* _Problem statement_: Copy each line holding the string "with".

[start of Provided data]

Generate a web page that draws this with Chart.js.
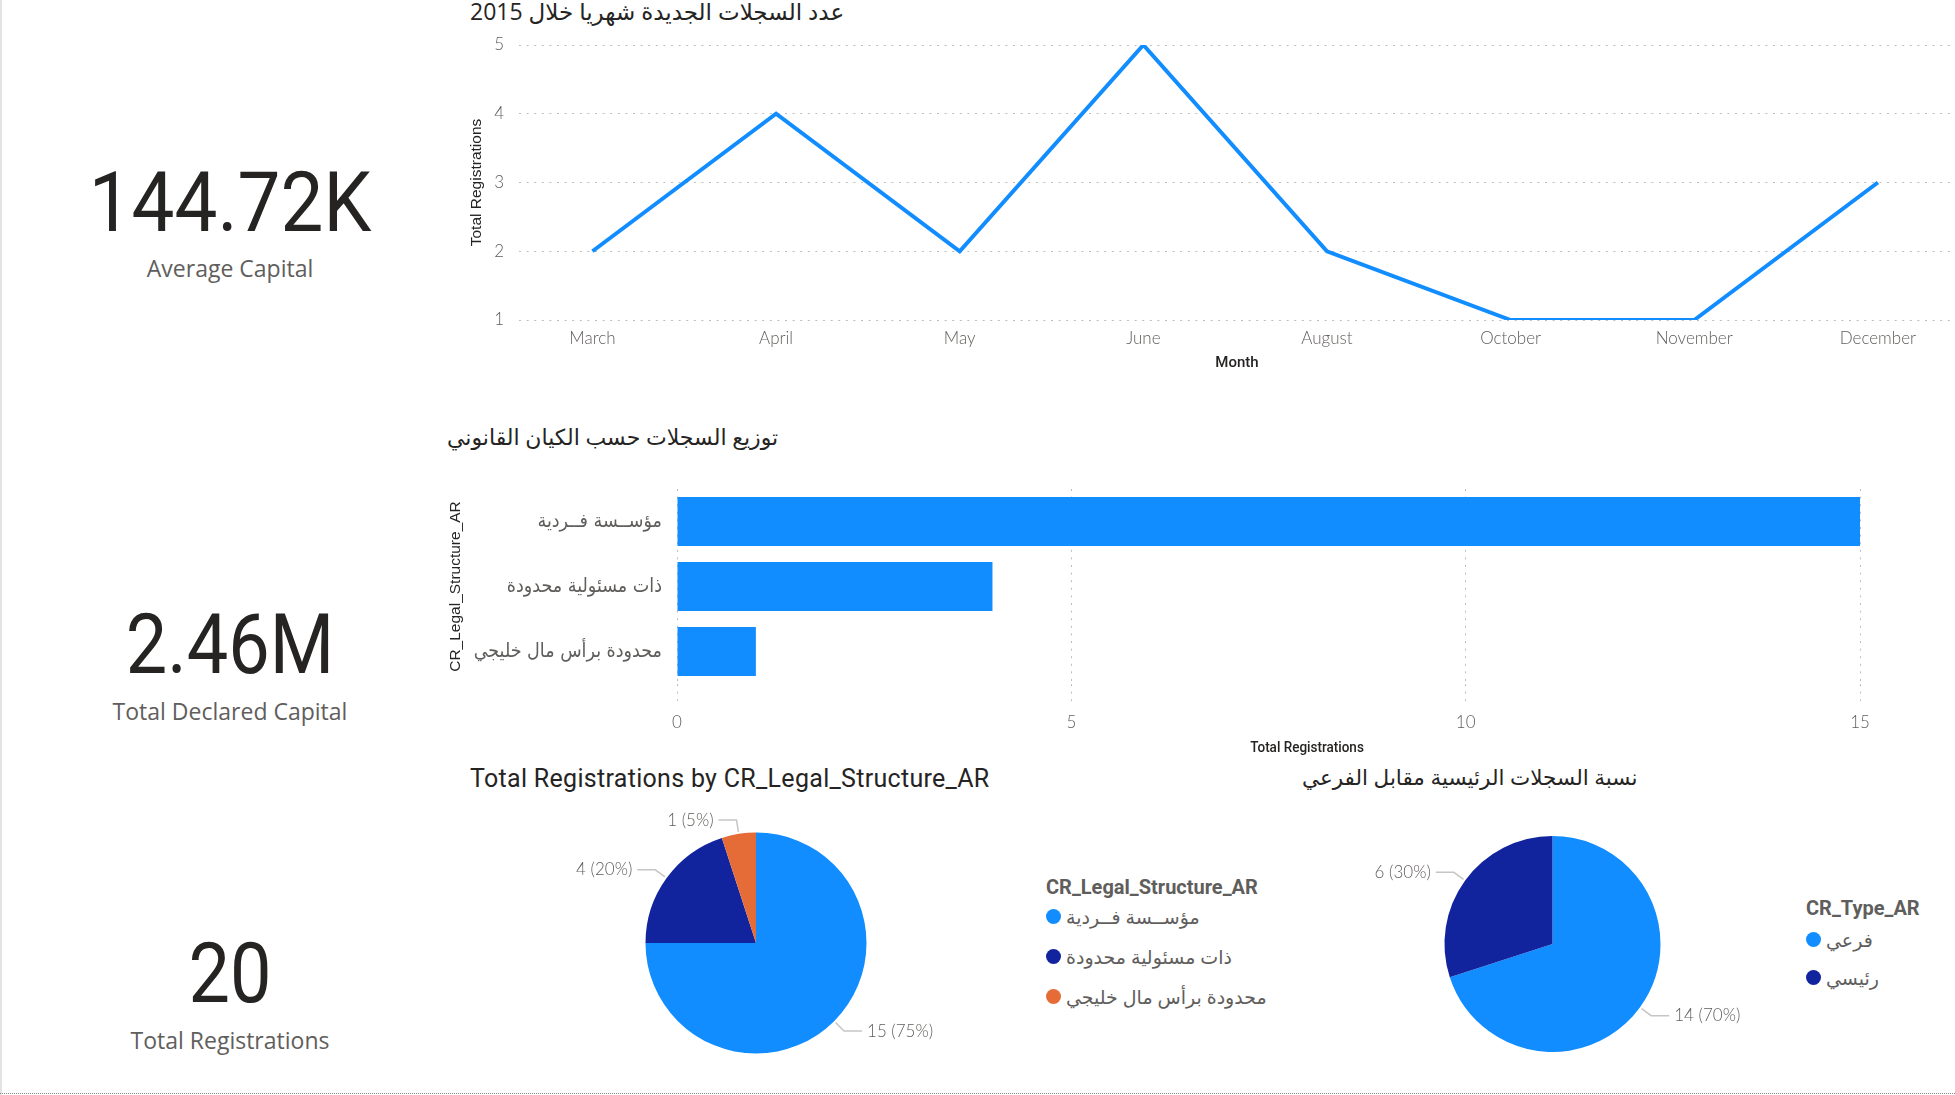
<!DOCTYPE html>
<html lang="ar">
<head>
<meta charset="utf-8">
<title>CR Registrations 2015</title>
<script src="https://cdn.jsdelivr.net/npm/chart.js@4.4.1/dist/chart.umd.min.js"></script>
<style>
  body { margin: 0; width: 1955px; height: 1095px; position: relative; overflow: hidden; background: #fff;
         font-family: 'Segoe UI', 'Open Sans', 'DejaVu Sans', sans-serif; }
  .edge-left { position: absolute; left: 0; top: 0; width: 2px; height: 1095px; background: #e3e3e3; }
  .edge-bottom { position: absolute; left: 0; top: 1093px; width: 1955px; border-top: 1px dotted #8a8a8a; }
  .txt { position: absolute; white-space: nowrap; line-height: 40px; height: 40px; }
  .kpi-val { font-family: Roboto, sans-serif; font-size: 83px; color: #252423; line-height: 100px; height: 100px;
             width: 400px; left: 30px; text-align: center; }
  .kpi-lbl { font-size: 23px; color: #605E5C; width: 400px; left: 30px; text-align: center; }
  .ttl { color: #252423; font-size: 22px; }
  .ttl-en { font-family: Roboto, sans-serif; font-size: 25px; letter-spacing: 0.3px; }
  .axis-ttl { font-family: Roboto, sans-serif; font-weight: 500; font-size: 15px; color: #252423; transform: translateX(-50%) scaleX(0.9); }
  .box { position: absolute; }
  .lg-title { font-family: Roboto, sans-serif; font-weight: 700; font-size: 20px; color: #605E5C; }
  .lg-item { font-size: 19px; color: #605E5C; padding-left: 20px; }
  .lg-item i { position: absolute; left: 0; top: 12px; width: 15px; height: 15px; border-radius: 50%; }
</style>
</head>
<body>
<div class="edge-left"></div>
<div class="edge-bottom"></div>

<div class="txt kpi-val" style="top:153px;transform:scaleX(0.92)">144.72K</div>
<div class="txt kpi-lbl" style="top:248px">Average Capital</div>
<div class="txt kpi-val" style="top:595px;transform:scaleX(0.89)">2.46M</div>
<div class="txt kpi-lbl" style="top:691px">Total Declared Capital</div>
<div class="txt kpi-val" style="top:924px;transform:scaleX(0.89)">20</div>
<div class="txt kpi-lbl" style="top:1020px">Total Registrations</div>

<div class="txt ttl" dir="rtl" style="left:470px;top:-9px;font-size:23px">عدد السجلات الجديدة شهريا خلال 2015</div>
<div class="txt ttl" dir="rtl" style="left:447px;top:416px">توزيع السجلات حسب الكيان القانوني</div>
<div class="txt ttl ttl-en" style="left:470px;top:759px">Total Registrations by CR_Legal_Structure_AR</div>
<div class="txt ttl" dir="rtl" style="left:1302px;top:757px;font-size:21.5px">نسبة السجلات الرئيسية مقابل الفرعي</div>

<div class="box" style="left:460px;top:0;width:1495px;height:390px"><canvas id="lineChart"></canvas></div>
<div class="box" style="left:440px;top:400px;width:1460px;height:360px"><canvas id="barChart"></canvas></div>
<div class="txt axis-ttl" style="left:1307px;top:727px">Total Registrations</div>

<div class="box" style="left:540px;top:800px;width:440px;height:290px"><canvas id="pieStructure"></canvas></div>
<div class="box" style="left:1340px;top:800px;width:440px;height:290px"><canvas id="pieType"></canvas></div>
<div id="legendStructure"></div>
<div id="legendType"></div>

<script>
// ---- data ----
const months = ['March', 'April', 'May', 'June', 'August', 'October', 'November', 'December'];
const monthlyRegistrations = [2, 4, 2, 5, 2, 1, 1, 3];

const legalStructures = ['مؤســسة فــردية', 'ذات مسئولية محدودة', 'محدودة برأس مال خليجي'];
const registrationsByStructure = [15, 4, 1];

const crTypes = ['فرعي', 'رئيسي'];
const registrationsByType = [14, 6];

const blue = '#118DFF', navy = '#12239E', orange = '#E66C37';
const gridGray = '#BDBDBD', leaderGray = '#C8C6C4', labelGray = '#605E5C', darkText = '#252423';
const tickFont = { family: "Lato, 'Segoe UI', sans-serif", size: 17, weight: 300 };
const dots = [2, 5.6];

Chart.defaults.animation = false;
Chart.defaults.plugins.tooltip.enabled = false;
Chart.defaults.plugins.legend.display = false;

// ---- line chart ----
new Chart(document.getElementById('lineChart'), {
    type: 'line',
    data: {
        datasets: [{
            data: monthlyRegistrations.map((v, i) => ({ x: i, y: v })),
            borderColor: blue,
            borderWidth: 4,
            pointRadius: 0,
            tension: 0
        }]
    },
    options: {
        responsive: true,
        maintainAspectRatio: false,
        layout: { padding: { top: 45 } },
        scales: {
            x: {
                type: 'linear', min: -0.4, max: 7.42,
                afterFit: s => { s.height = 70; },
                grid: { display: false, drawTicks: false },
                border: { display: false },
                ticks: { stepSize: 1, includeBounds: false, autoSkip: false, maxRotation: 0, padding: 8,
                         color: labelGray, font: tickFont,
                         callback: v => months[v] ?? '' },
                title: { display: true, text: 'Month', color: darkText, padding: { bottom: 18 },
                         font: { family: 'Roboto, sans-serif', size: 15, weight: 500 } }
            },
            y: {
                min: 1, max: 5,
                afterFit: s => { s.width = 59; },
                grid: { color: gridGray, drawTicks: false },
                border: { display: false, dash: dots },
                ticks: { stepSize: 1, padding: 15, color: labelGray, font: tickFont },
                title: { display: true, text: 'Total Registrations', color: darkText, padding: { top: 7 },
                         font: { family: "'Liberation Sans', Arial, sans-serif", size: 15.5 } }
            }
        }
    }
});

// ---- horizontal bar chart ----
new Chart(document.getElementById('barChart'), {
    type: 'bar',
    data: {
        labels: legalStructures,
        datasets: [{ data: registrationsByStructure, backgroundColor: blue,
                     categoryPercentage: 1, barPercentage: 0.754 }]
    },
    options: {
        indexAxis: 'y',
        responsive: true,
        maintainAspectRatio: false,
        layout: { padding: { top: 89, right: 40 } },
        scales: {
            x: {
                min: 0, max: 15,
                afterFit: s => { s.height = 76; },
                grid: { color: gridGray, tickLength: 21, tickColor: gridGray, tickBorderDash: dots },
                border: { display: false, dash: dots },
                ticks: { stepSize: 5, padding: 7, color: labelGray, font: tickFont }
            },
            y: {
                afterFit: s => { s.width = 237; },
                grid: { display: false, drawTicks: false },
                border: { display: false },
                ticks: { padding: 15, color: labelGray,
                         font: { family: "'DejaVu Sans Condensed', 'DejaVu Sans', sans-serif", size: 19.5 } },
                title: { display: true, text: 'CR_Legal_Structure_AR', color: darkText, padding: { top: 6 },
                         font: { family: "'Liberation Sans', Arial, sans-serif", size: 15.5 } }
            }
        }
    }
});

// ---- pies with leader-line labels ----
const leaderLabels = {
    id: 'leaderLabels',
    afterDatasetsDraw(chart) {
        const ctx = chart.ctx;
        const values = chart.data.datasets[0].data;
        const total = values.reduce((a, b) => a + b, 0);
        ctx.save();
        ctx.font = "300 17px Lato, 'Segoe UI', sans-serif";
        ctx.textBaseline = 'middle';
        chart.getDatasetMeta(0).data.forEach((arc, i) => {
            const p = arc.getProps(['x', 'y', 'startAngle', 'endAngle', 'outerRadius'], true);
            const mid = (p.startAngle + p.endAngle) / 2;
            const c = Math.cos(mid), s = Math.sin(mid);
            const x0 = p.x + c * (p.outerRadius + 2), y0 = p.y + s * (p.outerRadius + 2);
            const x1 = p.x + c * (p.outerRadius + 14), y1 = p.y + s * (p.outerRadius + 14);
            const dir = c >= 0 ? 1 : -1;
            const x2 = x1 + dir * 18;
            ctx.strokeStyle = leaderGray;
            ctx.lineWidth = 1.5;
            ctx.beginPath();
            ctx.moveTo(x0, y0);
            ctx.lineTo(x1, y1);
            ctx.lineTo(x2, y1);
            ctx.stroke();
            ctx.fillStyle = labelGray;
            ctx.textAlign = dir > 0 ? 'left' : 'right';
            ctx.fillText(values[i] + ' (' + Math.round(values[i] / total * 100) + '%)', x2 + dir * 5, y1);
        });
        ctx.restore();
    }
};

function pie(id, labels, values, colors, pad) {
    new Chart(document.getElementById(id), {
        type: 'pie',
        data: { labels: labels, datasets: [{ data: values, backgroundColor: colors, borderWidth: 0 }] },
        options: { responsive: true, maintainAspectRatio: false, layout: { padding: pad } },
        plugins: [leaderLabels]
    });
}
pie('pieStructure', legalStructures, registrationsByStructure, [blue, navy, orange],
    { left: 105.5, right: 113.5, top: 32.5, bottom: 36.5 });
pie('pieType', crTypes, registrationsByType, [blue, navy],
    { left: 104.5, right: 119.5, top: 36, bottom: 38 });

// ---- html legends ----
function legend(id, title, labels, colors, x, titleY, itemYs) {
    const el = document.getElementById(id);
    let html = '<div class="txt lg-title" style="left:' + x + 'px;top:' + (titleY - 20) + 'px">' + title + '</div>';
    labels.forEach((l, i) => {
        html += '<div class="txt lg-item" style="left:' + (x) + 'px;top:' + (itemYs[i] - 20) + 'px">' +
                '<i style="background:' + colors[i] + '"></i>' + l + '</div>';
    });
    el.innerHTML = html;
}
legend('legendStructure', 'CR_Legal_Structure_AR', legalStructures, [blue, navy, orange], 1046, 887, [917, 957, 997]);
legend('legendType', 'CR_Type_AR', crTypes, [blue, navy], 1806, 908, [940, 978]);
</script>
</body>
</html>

[end of Provided data]

* _Solution for this exercise_:
Generate a web page that draws this with Chart.js.
// ---- pies with leader-line labels ----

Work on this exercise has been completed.